In 1879 Jane and Milton moved from the old Evans homestead to Ginghamsburg where he joined Albert C. Besom in a general store at the soutwest corner of 25A and Gingham & Frederick Road, namely "Besom & Evans" merchants and dealers in agricultural implements, dry goods, and groceries." During this time, a post office appointment was obtained by Christian Besom, Albert Besom, and R. M.Evans (May 13, 1889 to Nov. 7, 1893.) On Aug. 2, 1894 the firm dissolved with Milton selling out to Besom.
Milton and Manervia Jane were parents of 10 children during the years of 1868 to 1889. They are: Maris Alwilda, Lillie Hortentie, Sarah Arletta (better known as "Lettie"), Korah Webster, Zenitia Burzilla, Laura Alice, Anna Predemcy, Howard Virgil, Eldon H. and Rhoda Marie.
In 1890 Rober Milton bought 80 acres from his father-in-law Lewis Keller, near the old Evans homestead, but on the corner of 25A (a red brick house known as the old Keller farm.) Milton took up farming although he did not do it himself. This left more time for his active part in politics. He was an active member and leader of the Republican party and his Justice of the Peace duties earned him the title of "Squire." He was an active member of the D. M. Rouzer Post, GAR of Tippecanoe, Fidelity Grange, and the United Brethren Church of Ginghamsburg where he was Sunday School Superintendent and a class teacher for 15 years, and contributer to the building. He worked untiringly to obtain the land right-of-way for the traction line, the D & TT, running from Dayton to Toledo. He was one fo the first to own an auto in Tippecanoe and also a Bell telephone.
In 1896 Mr. Evans erected his large more modern and tasteful residence on the SW corner of 25A and Evanston Road, still owning the 40 acres of the old homestead.
In 1918 Evanston was named after him as was Evanston Road.
Manervia Jane died on Feb. 6, 1909 and her funeral was held at Ginghamsburg Church. According to Harbaugh's History "She was a lady of Christian life (united to M. E. Church in Tippecanoe at age 21 and 10 years; later transferred to Gingham U. B.) and exemplary character, one who filled every position that life presnted to her with the completeness of a good woman."
Five years later, on March 2, 1914, Milton remarried to Anna Cushwa Schaffer, who lived on Fourth Street between Down and Broadway (Coddinton house). Anna had 3 children by her previous marriage.

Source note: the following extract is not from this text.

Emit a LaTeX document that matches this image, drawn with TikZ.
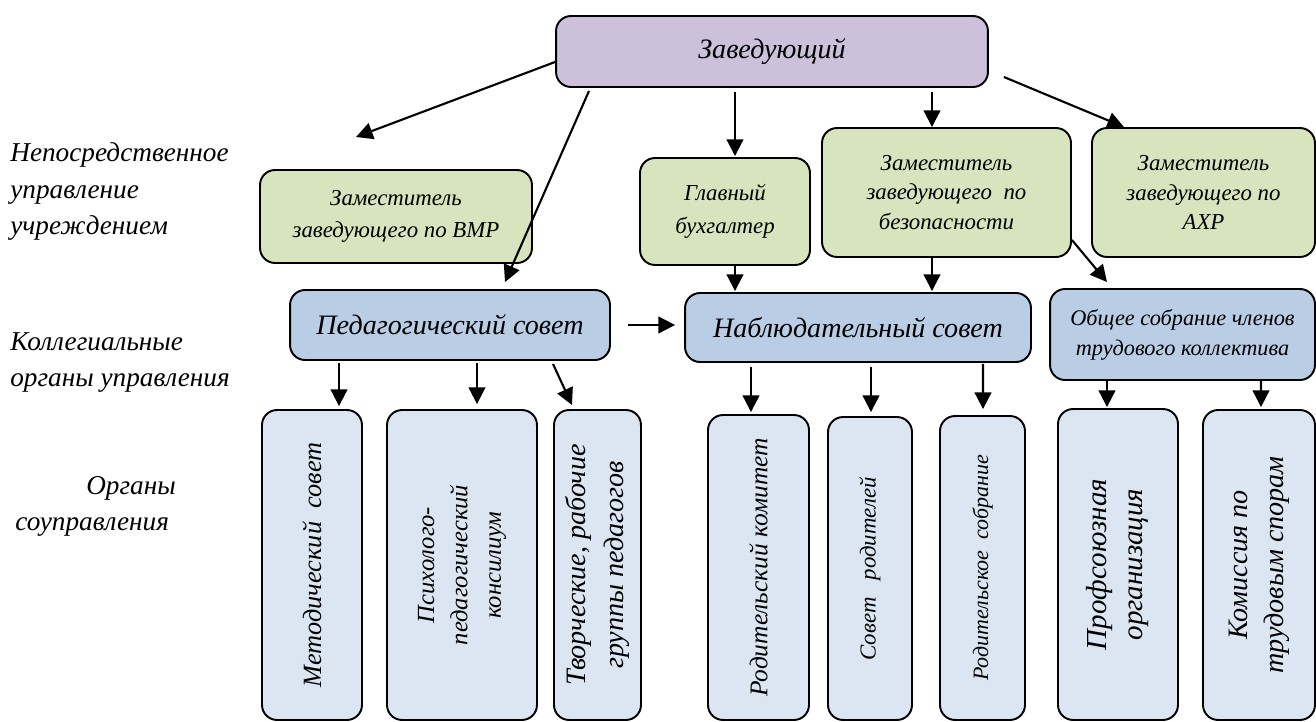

Squire Evans kept many, many interesting records now in the possession of his only son's great granddaughter Jill Alexander Heffner. Som of interest follows: In 1896 he had a partnership with a Mr. Neal in the Troy Novelty Works. On May 2, 1911, he filed his personal property tax - Automobile $200, Household $100, Grain $100, Watch $10, Organ $20, money on deposit $2250.00, Bldg & Loan Stock $13,620.00, Notes, Mtgs & accts. $5750.00 for a total of $21,460.00.
In his journal he had a page for each heir and it appears that he left his widow $2000 in his will. His chldren as heirs got various amounts of money, probably because some had borrowed from him. Each got a final settlement of $17.78 in addtion to: Rhoda got $5051, Anna P. got $5001, Korah $6451, Laura $6651, Sarah Arletta (my ancestor) $5866, and Lillie Underwood received $5976.
According to reunion notes he was 5 feet 8 inches tall and weighed 160-165 pounds, had a light complexion, brown hair, and hazel or gray eyes.
This is a quote from the Biographical Record (1900) of Miami County, Ohio. "He is one of the substantial and highly repected agriculturists of the community and belongs to the progressive class of citizens who believe that time should bring improvement and that the enterprise of today should advance beyond that of former years. During his active career he has been found true to the duties of citizenship and to those of public and private life in every particular, and well does he deserve representation in the history of the county wherein his entire life has been spent."
Robert Milton Evans died on his 73rd birthday on March 18, 1918, and he and Manervia Jane are both buried in Maple Hill Cemetery, Tipp City, Ohio.